> _Stated goal_
Repeat the listing word for word. No pictures belong in the copy.

** BEGIN **

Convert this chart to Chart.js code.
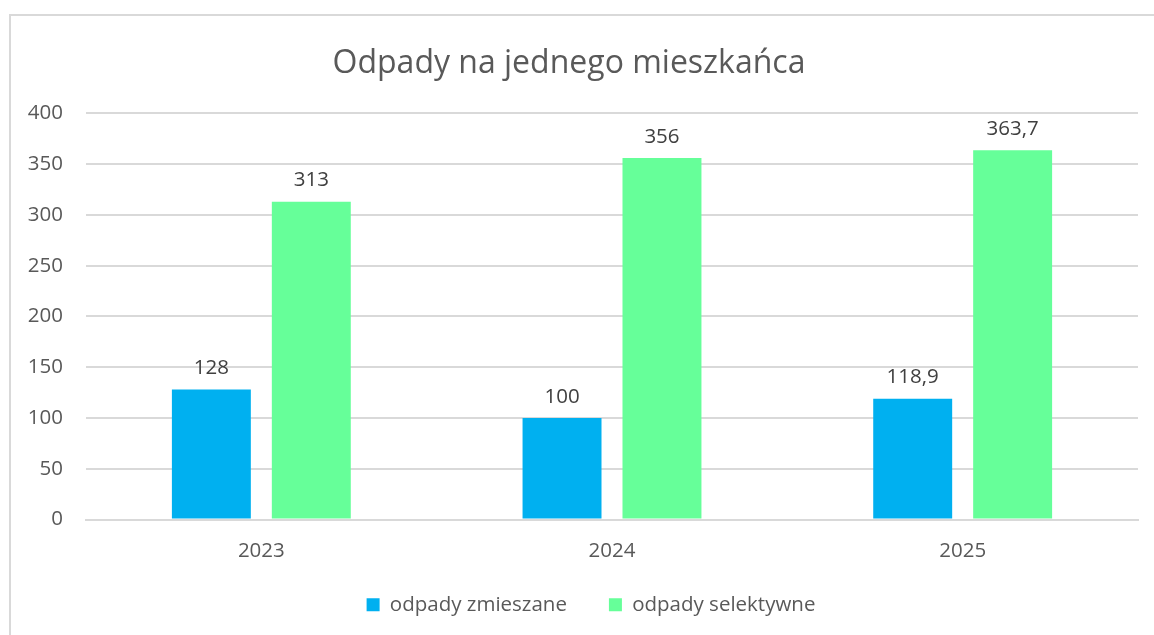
<!DOCTYPE html>
<html lang="pl">
<head>
<meta charset="utf-8">
<title>Odpady na jednego mieszkańca</title>
<script src="https://cdn.jsdelivr.net/npm/chart.js@4.4.1/dist/chart.umd.min.js"></script>
<style>
  html, body { margin: 0; padding: 0; background: #fff; overflow: hidden; }
  #frame {
    position: absolute; left: 9px; top: 14px; width: 1200px; height: 700px;
    border: 2px solid #d9d9d9; box-sizing: border-box;
  }
  #chart { position: absolute; left: 0; top: 0; }
</style>
</head>
<body>
<div id="frame"></div>
<canvas id="chart" width="1154" height="635"></canvas>
<script>
// --- Data ---
const years = ["2023", "2024", "2025"];
const mixedWaste = [128, 100, 118.9];
const selectiveWaste = [313, 356, 363.7];
const seriesNames = ["odpady zmieszane", "odpady selektywne"];
const yTicks = [0, 50, 100, 150, 200, 250, 300, 350, 400];

const FONT = "'Open Sans', sans-serif";
const GREY = "#595959";

// --- value labels above bars (comma decimal) ---
const valueLabels = {
  id: "valueLabels",
  afterDatasetsDraw(chart) {
    const ctx = chart.ctx;
    ctx.save();
    ctx.font = "20.5px " + FONT;
    ctx.fillStyle = "#404040";
    ctx.textAlign = "center";
    ctx.textBaseline = "bottom";
    chart.data.datasets.forEach((ds, i) => {
      chart.getDatasetMeta(i).data.forEach((bar, j) => {
        const txt = String(ds.data[j]).replace(".", ",");
        ctx.fillText(txt, bar.x, bar.y - 11);
      });
    });
    ctx.restore();
  }
};

// legend in the original is centred on the whole (wider) frame and has a wide
// gap between items; the big padding is kept out of the layout and nudged back
const legendShift = {
  id: "legendShift",
  afterLayout(chart) {
    chart.legend.left += 22;
    chart.legend.right += 22;
    chart.legend.top -= 22;
  }
};

new Chart(document.getElementById("chart"), {
  type: "bar",
  data: {
    labels: years,
    datasets: [
      { label: seriesNames[0], data: mixedWaste, backgroundColor: "#00b0f0" },
      { label: seriesNames[1], data: selectiveWaste, backgroundColor: "#66ff99" }
    ]
  },
  options: {
    responsive: false,
    animation: false,
    devicePixelRatio: 1,
    categoryPercentage: 0.57,
    barPercentage: 0.79,
    layout: { padding: { left: 0, right: 16, top: 26, bottom: 10 } },
    scales: {
      x: {
        grid: { display: false },
        border: { color: "#d9d9d9", width: 2 },
        afterFit(scale) { scale.height = 55; },
        ticks: { color: GREY, font: { family: FONT, size: 20.5 }, padding: 11 }
      },
      y: {
        min: 0, max: 400,
        afterBuildTicks(scale) { scale.ticks = yTicks.map(v => ({ value: v })); },
        afterFit(scale) { scale.width = 86; },
        grid: { color: "#d9d9d9", lineWidth: 2, drawTicks: false },
        border: { display: false },
        ticks: { color: GREY, font: { family: FONT, size: 20.5 }, padding: 23 }
      }
    },
    plugins: {
      title: {
        display: true,
        text: "Odpady na jednego mieszkańca",
        color: GREY,
        font: { family: FONT, size: 32, weight: "normal" },
        padding: { top: 19, bottom: 30 }
      },
      legend: {
        position: "bottom",
        maxHeight: 50.5,
        labels: {
          color: GREY,
          font: { family: FONT, size: 20.5 },
          boxWidth: 13, boxHeight: 13,
          padding: 42
        }
      },
      tooltip: { enabled: false }
    }
  },
  plugins: [valueLabels, legendShift]
});
</script>
</body>
</html>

** END **

> _Response to the exercise_
Convert this chart to Chart.js code.
<!DOCTYPE html>
<html lang="pl">
<head>
<meta charset="utf-8">
<title>Odpady na jednego mieszkańca</title>
<script src="https://cdn.jsdelivr.net/npm/chart.js@4.4.1/dist/chart.umd.min.js"></script>
<style>
  html, body { margin: 0; padding: 0; background: #fff; overflow: hidden; }
  #frame {
    position: absolute; left: 9px; top: 14px; width: 1200px; height: 700px;
    border: 2px solid #d9d9d9; box-sizing: border-box;
  }
  #chart { position: absolute; left: 0; top: 0; }
</style>
</head>
<body>
<div id="frame"></div>
<canvas id="chart" width="1154" height="635"></canvas>
<script>
// --- Data ---
const years = ["2023", "2024", "2025"];
const mixedWaste = [128, 100, 118.9];
const selectiveWaste = [313, 356, 363.7];
const seriesNames = ["odpady zmieszane", "odpady selektywne"];
const yTicks = [0, 50, 100, 150, 200, 250, 300, 350, 400];

const FONT = "'Open Sans', sans-serif";
const GREY = "#595959";

// --- value labels above bars (comma decimal) ---
const valueLabels = {
  id: "valueLabels",
  afterDatasetsDraw(chart) {
    const ctx = chart.ctx;
    ctx.save();
    ctx.font = "20.5px " + FONT;
    ctx.fillStyle = "#404040";
    ctx.textAlign = "center";
    ctx.textBaseline = "bottom";
    chart.data.datasets.forEach((ds, i) => {
      chart.getDatasetMeta(i).data.forEach((bar, j) => {
        const txt = String(ds.data[j]).replace(".", ",");
        ctx.fillText(txt, bar.x, bar.y - 11);
      });
    });
    ctx.restore();
  }
};

// legend in the original is centred on the whole (wider) frame and has a wide
// gap between items; the big padding is kept out of the layout and nudged back
const legendShift = {
  id: "legendShift",
  afterLayout(chart) {
    chart.legend.left += 22;
    chart.legend.right += 22;
    chart.legend.top -= 22;
  }
};

new Chart(document.getElementById("chart"), {
  type: "bar",
  data: {
    labels: years,
    datasets: [
      { label: seriesNames[0], data: mixedWaste, backgroundColor: "#00b0f0" },
      { label: seriesNames[1], data: selectiveWaste, backgroundColor: "#66ff99" }
    ]
  },
  options: {
    responsive: false,
    animation: false,
    devicePixelRatio: 1,
    categoryPercentage: 0.57,
    barPercentage: 0.79,
    layout: { padding: { left: 0, right: 16, top: 26, bottom: 10 } },
    scales: {
      x: {
        grid: { display: false },
        border: { color: "#d9d9d9", width: 2 },
        afterFit(scale) { scale.height = 55; },
        ticks: { color: GREY, font: { family: FONT, size: 20.5 }, padding: 11 }
      },
      y: {
        min: 0, max: 400,
        afterBuildTicks(scale) { scale.ticks = yTicks.map(v => ({ value: v })); },
        afterFit(scale) { scale.width = 86; },
        grid: { color: "#d9d9d9", lineWidth: 2, drawTicks: false },
        border: { display: false },
        ticks: { color: GREY, font: { family: FONT, size: 20.5 }, padding: 23 }
      }
    },
    plugins: {
      title: {
        display: true,
        text: "Odpady na jednego mieszkańca",
        color: GREY,
        font: { family: FONT, size: 32, weight: "normal" },
        padding: { top: 19, bottom: 30 }
      },
      legend: {
        position: "bottom",
        maxHeight: 50.5,
        labels: {
          color: GREY,
          font: { family: FONT, size: 20.5 },
          boxWidth: 13, boxHeight: 13,
          padding: 42
        }
      },
      tooltip: { enabled: false }
    }
  },
  plugins: [valueLabels, legendShift]
});
</script>
</body>
</html>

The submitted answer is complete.